The ticket: War lore
From Super Mario Bros. to Street Fighter, from Tomb Raider to Hitman Agent 47, for one reason or another, films based on video games have never quite done well with critics or filmgoers.
In fact, their track record has been so poor, that fans had all but given up hopes of seeing a video game being adapted into a watchable film. Of course, this was until the Warcraft movie was announced, and fans begun to dare to hope again. After all, Warcraft is the property of Blizzard Entertainment, a game studio which fiercely refuses to release a video game until it is spit shined to perfection; a game studio that produces cinematic cut scenes so perfect, they are often better than many Hollywood films.
So, it comes as a shock that Warcraft is so bad. From a company that would rather permanently sink an expensive video game they were developing than release a shoddy product, it is surprising that the silver screen representation of their flagship video game, played by millions from the United States to China, doesn’t even hold up to the quality of their video game’s cut scenes.

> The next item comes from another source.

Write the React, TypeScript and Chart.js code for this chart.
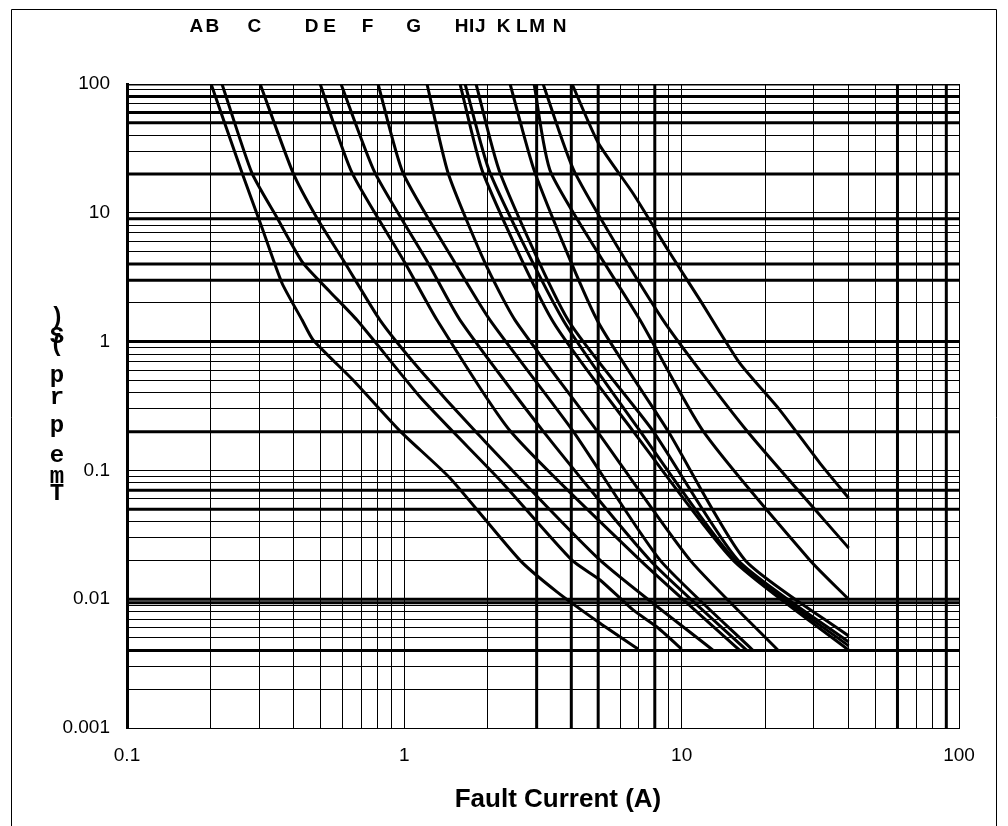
import React, { useEffect, useRef } from 'react';
import { Chart, registerables } from 'chart.js';

Chart.register(...registerables);

// ---- data ----
const curveLabels = ['A', 'B', 'C', 'D', 'E', 'F', 'G', 'H', 'I', 'J', 'K', 'L', 'M', 'N'];
const labelCurrents = [0.178, 0.203, 0.288, 0.463, 0.538, 0.737, 1.08, 1.61, 1.75, 1.88, 2.28, 2.65, 3.01, 3.63];

// [current (A), time (s)]
const curveA = [[0.201, 100], [0.26, 20.4], [0.307, 7.62], [0.362, 2.85], [0.428, 1.47], [0.469, 1.03], [0.653, 0.503], [0.965, 0.202], [1.46, 0.0873], [2.61, 0.0201], [3.55, 0.0114], [5.08, 0.0065], [6.96, 0.0041]];
const curveB = [[0.22, 100], [0.282, 20.4], [0.348, 9.11], [0.431, 4.08], [0.54, 2.43], [0.675, 1.47], [1.14, 0.371], [1.49, 0.202], [2.21, 0.0842], [4.02, 0.0201], [5.08, 0.0141], [6.68, 0.00825], [8.15, 0.00608], [10.0, 0.0041]];
const curveC = [[0.302, 100], [0.397, 20.4], [0.484, 9.11], [0.611, 4.08], [0.817, 1.47], [1.14, 0.602], [1.8, 0.202], [5.08, 0.0201], [13.0, 0.004]];
const curveD = [[0.497, 100], [0.648, 20.4], [1.006, 4.08], [1.312, 1.47], [2.41, 0.202], [7.08, 0.0201], [16.2, 0.004]];
const curveE = [[0.591, 100], [0.784, 20.4], [1.218, 4.08], [1.588, 1.47], [3.164, 0.202], [7.69, 0.0201], [17.2, 0.004]];
const curveF = [[0.804, 100], [0.989, 20.4], [1.523, 4.08], [2.037, 1.47], [4.058, 0.202], [8.36, 0.0201], [18.1, 0.004]];
const curveG = [[1.207, 100], [1.438, 20.4], [1.954, 4.08], [2.507, 1.47], [4.954, 0.202], [10.72, 0.0201], [22.3, 0.004]];
const curveH = [[1.588, 100], [1.922, 20.4], [3.409, 1.47], [6.68, 0.202], [15.32, 0.0201], [40, 0.00403]];
const curveI = [[1.656, 100], [2.037, 20.4], [3.735, 1.47], [7.079, 0.202], [15.58, 0.0201], [40, 0.00434]];
const curveJ = [[1.814, 100], [2.214, 20.4], [3.893, 1.47], [7.886, 0.202], [15.97, 0.0201], [40, 0.00466]];
const curveK = [[2.406, 100], [2.96, 20.4], [4.954, 1.47], [8.93, 0.202], [16.93, 0.0201], [40, 0.00518]];
const curveL = [[2.936, 100], [3.38, 20.4], [7.079, 1.47], [11.95, 0.202], [29.0, 0.0201], [40, 0.01]];
const curveM = [[3.164, 100], [4.126, 20.4], [8.57, 1.47], [17.21, 0.202], [40, 0.025]];
const curveN = [[4.025, 100], [5.0, 35], [6.7, 14], [9.0, 5.0], [11.65, 2.1], [16.2, 0.68], [22.6, 0.294], [31.5, 0.114], [40, 0.061]];

const curves = [curveA, curveB, curveC, curveD, curveE, curveF, curveG, curveH, curveI, curveJ, curveK, curveL, curveM, curveN];

// heavy reference lines
const thickTimes = [100, 80, 60, 50, 20, 9, 4, 3, 1, 0.2, 0.07, 0.05, 0.01, 0.0094, 0.004];
const thickCurrents = [3, 4, 5, 8, 60, 90];

const xTickLabels = ['0.1', '1', '10', '100'];
const yTickLabels = ['0.001', '0.01', '0.1', '1', '10', '100'];
const xTitle = 'Fault Current (A)';
const yTitleGlyphs = [')', 'S', '(', 'p', 'r', 'p', 'e', 'm', 'T'];

const X_MIN = 0.1;
const X_MAX = 100;
const Y_MIN = 0.001;
const Y_MAX = 100;

// ---- layout / style ----
const W = 1008;
const H = 826;
const FONT = '"Liberation Sans", Arial, Helvetica, sans-serif';
const yGlyphCenters = [318, 337, 345, 376, 398, 426, 456, 477, 494];

function decadeTicks(min: number, max: number) {
  const ticks: { value: number; major: boolean }[] = [];
  const e0 = Math.round(Math.log10(min));
  const e1 = Math.round(Math.log10(max));
  for (let e = e0; e < e1; e++) {
    for (let k = 1; k < 10; k++) {
      ticks.push({ value: Number((k * Math.pow(10, e)).toPrecision(6)), major: k === 1 });
    }
  }
  ticks.push({ value: Math.pow(10, e1), major: true });
  return ticks;
}

function decadeLabel(value: number, min: number, labels: string[]) {
  const l = Math.log10(value);
  const r = Math.round(l);
  if (Math.abs(l - r) > 1e-6) return '';
  const idx = r - Math.round(Math.log10(min));
  return labels[idx] ?? '';
}

const decorPlugin = {
  id: 'decor',
  beforeDraw(chart: any) {
    const ctx = chart.ctx;
    ctx.save();
    ctx.fillStyle = '#fff';
    ctx.fillRect(0, 0, chart.width, chart.height);
    ctx.restore();
  },
  afterDraw(chart: any) {
    const ctx = chart.ctx;
    const xs = chart.scales.x;
    const area = chart.chartArea;
    ctx.save();
    // outer frame
    ctx.strokeStyle = '#000';
    ctx.lineWidth = 1;
    ctx.beginPath();
    ctx.moveTo(11.5, H);
    ctx.lineTo(11.5, 9.5);
    ctx.lineTo(996.5, 9.5);
    ctx.lineTo(996.5, H);
    ctx.stroke();

    // curve letters
    ctx.fillStyle = '#000';
    ctx.textAlign = 'center';
    ctx.textBaseline = 'middle';
    ctx.font = 'bold 19px ' + FONT;
    curveLabels.forEach((lab, i) => {
      ctx.fillText(lab, xs.getPixelForValue(labelCurrents[i]), 27);
    });

    // x title
    ctx.font = 'bold 26px ' + FONT;
    ctx.fillText(xTitle, (area.left + area.right) / 2 + 15, 800);

    // y title (stacked glyphs)
    ctx.font = 'bold 24px "Liberation Mono", "Courier New", monospace';
    yTitleGlyphs.forEach((g, i) => {
      ctx.fillText(g, 57, yGlyphCenters[i]);
    });
    ctx.restore();
  },
};

export default function App() {
  const ref = useRef<HTMLCanvasElement>(null);

  useEffect(() => {
    const canvas = ref.current;
    if (!canvas) return;
    const datasets: any[] = [];
    curves.forEach((c, i) => {
      datasets.push({
        label: curveLabels[i],
        data: c.map(([x, y]) => ({ x, y })),
        showLine: true,
        borderColor: '#000',
        borderWidth: 3,
        pointRadius: 0,
        tension: 0.2,
        fill: false,
      });
    });
    thickTimes.forEach((t) => {
      datasets.push({
        label: 'h' + t,
        data: [{ x: X_MIN, y: t }, { x: X_MAX, y: t }],
        showLine: true,
        borderColor: '#000',
        borderWidth: 3,
        pointRadius: 0,
      });
    });
    thickCurrents.forEach((c) => {
      datasets.push({
        label: 'v' + c,
        data: [{ x: c, y: Y_MIN }, { x: c, y: Y_MAX }],
        showLine: true,
        borderColor: '#000',
        borderWidth: 3,
        pointRadius: 0,
      });
    });

    const chart = new Chart(canvas, {
      type: 'scatter',
      data: { datasets },
      options: {
        responsive: false,
        animation: false,
        devicePixelRatio: 1,
        layout: { padding: { top: 84, right: 49, left: 0, bottom: 0 } },
        plugins: {
          legend: { display: false },
          tooltip: { enabled: false },
          title: { display: false },
        },
        scales: {
          x: {
            type: 'logarithmic',
            min: X_MIN,
            max: X_MAX,
            position: 'bottom',
            afterBuildTicks: (s: any) => {
              s.ticks = decadeTicks(X_MIN, X_MAX);
            },
            afterFit: (s: any) => {
              s.height = 98;
            },
            grid: { color: '#000', lineWidth: 1, drawTicks: false },
            border: { display: true, color: '#000', width: 1 },
            ticks: {
              autoSkip: false,
              maxRotation: 0,
              minRotation: 0,
              padding: 16,
              color: '#000',
              font: { family: FONT, size: 19 },
              callback: (v: any) => decadeLabel(Number(v), X_MIN, xTickLabels),
            },
          },
          y: {
            type: 'logarithmic',
            min: Y_MIN,
            max: Y_MAX,
            position: 'left',
            afterBuildTicks: (s: any) => {
              s.ticks = decadeTicks(Y_MIN, Y_MAX);
            },
            afterFit: (s: any) => {
              s.width = 127;
            },
            grid: { color: '#000', lineWidth: 1, drawTicks: false },
            border: { display: true, color: '#000', width: 3 },
            ticks: {
              autoSkip: false,
              padding: 17,
              color: '#000',
              font: { family: FONT, size: 19 },
              callback: (v: any) => decadeLabel(Number(v), Y_MIN, yTickLabels),
            },
          },
        },
      } as any,
      plugins: [decorPlugin],
    });
    return () => chart.destroy();
  }, []);

  return (
    <div style={{ position: 'absolute', left: 0, top: 0, width: W, height: H, background: '#fff' }}>
      <canvas ref={ref} width={W} height={H} style={{ display: 'block', width: W, height: H }} />
    </div>
  );
}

For the lack of a better word, the visuals are just weird. One moment, the computer-generated scenes look like they belong in a cartoon, another they seem out of a live action film, and another they appear to be from a video game, and still another they resemble a live painting. It is all quite jarring, especially when human characters are standing alongside their Orc counterparts, where the humans seem to be from another dimension all together. It’s all a bit confused, and it takes you out of the film regularly.
If the visuals are uneven at best, the narrative is just awful. Even though the film had so much original lore to draw from, the poor writing makes the film feel like Lord of the Rings meets a Dungeons & Dragons cartoon crammed forcefully into a single film.
When Warcraft begins, we learn that the home of the Orcs (who look like the children of Hulk and a rhinoceros) is not going to last much longer. Here, Gul’dan (Daniel Wu), a power-hungry warlock, takes the Orc horde through a portal to the land of Azeroth. To fuel this magic, Gul’dan not only murders a captive of another species, but the humans he comes across in Azeroth.
The Orcs begin to capture humans to satiate Gul’dan’s hunger for more power, but some begin to grow resentful of his evil ways. Meanwhile, some of the heroic humans decide to put their differences aside and join forces with the Orc rebels.
This is pretty much the derivative story of Warcraft. The rest of the film spends its time setting up a sequel, and it’s a pity that the screenwriters didn’t pay as much attention to the one-dimensional characterisation, for none of the film’s characters moved me enough to worry about their fate. Of course, it didn’t help that the performances were so wooden.
Warcraft is directed by Duncan Jones, who in Moon (2009) and Source Code (2011) directed two excellent films. Here, it seems like he was in way over his head.